“When I started putting on makeup and doing this, there was a little voice in the back of my head that said, ‘this will be irrelevant in five years’. I thought the transgression and risk wouldn’t be there, but what I found is that it holds more currency now, the transgression is still there, but there is also celebration within that.

“The audience’s attitude has changed from capitalising on the fear to capitalising on the celebration and the unity that it brings,” internationally renowned comedy and cabaret star Reuben Kaye tells Star Observer.

“I think all art is political, because on some level it has to have a message. In this moment, Australian culture and popular culture is going through a seismic shift as to how it views the arts and supports artists.

“Cabaret is about bringing your troubles in, to lay your troubles at our feet, we have the same struggles, and those struggles unify us.”

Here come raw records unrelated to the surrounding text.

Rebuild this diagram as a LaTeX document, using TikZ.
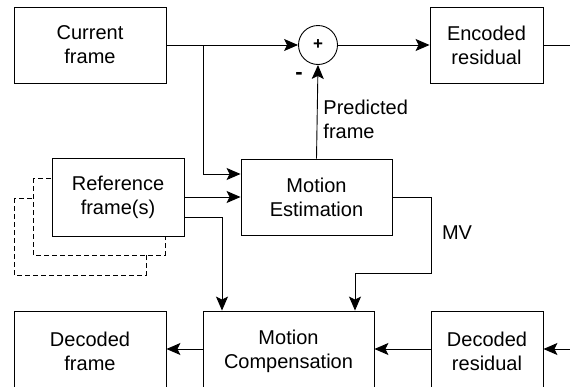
\documentclass[tikz,border=0pt]{standalone}
\usepackage{fontspec}
\setmainfont{Liberation Sans}
\usetikzlibrary{arrows.meta}
\begin{document}
\begin{tikzpicture}[x=1pt,y=-1pt,
  line width=0.9pt,
  arr/.style={-{Stealth[length=14pt,width=12pt,inset=3pt]}},
  blk/.style={draw,fill=white,rectangle,inner sep=0pt,align=center,
    font=\fontsize{20}{24}\selectfont},
  ghost/.style={draw,dashed,dash pattern=on 5pt off 3pt,fill=white},
  lbl/.style={inner sep=0pt,font=\fontsize{20}{24}\selectfont}]
\useasboundingbox (0,0) rectangle (570,386);
\clip (0,0) rectangle (570,386);

% stacked reference frames behind the main one
\draw[ghost] (14,198) rectangle (146,275);
\draw[ghost] (33,178) rectangle (165,255);

% blocks
\node[blk,minimum width=152pt,minimum height=76pt] (cur) at (90,45) {Current\\frame};
\node[draw,circle,minimum size=39pt,inner sep=0pt,font=\bfseries\fontsize{17}{18}\selectfont] (sum) at (318,45) {+};
\node[blk,minimum width=113pt,minimum height=76pt] (enc) at (486.5,45) {Encoded\\residual};
\node[blk,minimum width=132pt,minimum height=78pt] (ref) at (118,197) {Reference\\frame(s)};
\node[blk,minimum width=151pt,minimum height=76pt] (me) at (316.5,197) {Motion\\Estimation};
\node[blk,minimum width=152pt,minimum height=80pt] (dec) at (90,351) {Decoded\\frame};
\node[blk,minimum width=171pt,minimum height=80pt] (mc) at (288.5,351) {Motion\\Compensation};
\node[blk,minimum width=112pt,minimum height=80pt] (dres) at (487,351) {Decoded\\residual};

% labels
\node[lbl,anchor=west,align=left] (pf) at (323,119) {Predicted\\frame};
\node[lbl] (mv) at (457,233) {MV};
\node[lbl,font=\bfseries\fontsize{22}{24}\selectfont] (minus) at (299,76) {-};

% free ends and bends
\coordinate (encout) at (570,45);
\coordinate (resin) at (570,349);
\coordinate (split) at (203,45);
\coordinate (curme) at ([yshift=23pt]me.west);
\coordinate (refdown) at ([yshift=-20pt]ref.east);
\coordinate (mvright) at (431,197);
\coordinate (mvmid) at (431,273);
\coordinate (mcin) at (355,273);

% connectors
\draw[arr] (cur.east) -- (sum.west);
\draw[arr] (split) |- (curme);
\draw[arr] (sum.east) -- (enc.west);
\draw (enc.east) -- (encout);
\draw[arr] (me.north) -- (sum.south);
\draw[arr] (ref.east) -- (me.west);
\draw[arr] (refdown) -| (mc.north -| 222,0);
\draw[arr] (me.east) -- (mvright) -- (mvmid) -- (mcin) -- (mc.north -| mcin);
\draw[arr] (resin) -- (dres.east |- resin);
\draw[arr] (dres.west |- resin) -- (mc.east |- resin);
\draw[arr] (mc.west |- resin) -- (dec.east |- resin);
\end{tikzpicture}
\end{document}
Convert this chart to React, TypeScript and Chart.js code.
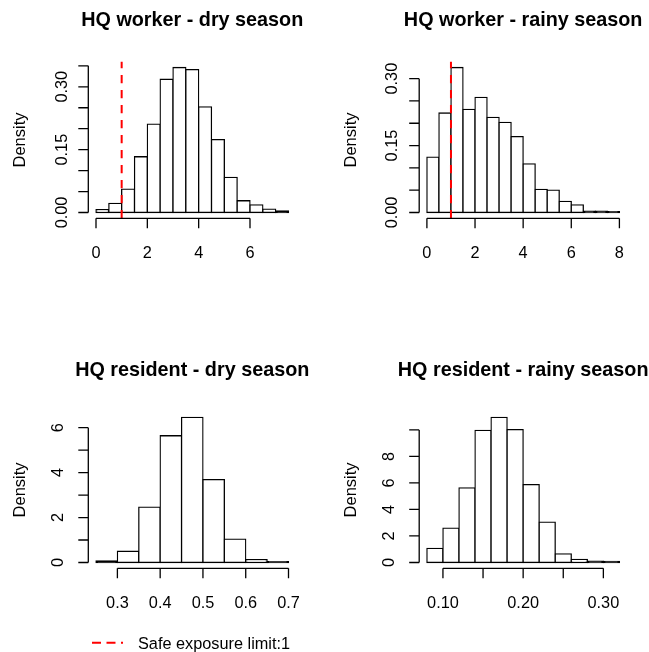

After returning from the UK and after the success that was the Reuben Kaye Project on the UK’s Channel 4, Kaye is performing a slew of shows around the country and will be performing as part of Melbourne International Comedy Festival with his latest work, The Butch Is Back. 

“Joan Rivers used to say at the end of her sets ‘it’s a pleasure working for you’ and it’s true. It’s work, it feels like it’s good to return some kind of semblance of self, it’s a profound feeling, it’s joyful and fantastic,” Kaye says, reflecting on the joy of being back on stage, and in front of audiences. 

“We wanted to make this show bigger than the last one, we wanted to make it funnier and faster, and we wanted to up the ante with the music, it’s a really ambitious solo show.

“The show is also something I wanted to make very intimate, because since the first show, my father died and I wanted to make a show about coming out and in some ways make a family show, even though it’s definitely not a family show.

“Because of the content and my comedy, you wouldn’t necessarily want to bring your kids to it, but nonetheless we still have parents and kids in the audience, and it’s a show for them as it deals with coming out, parent child relationship and how my father tried to teach me to be a man.”

The Butch Is Back, opened on April 7 as part of Melbourne International Comedy Festival.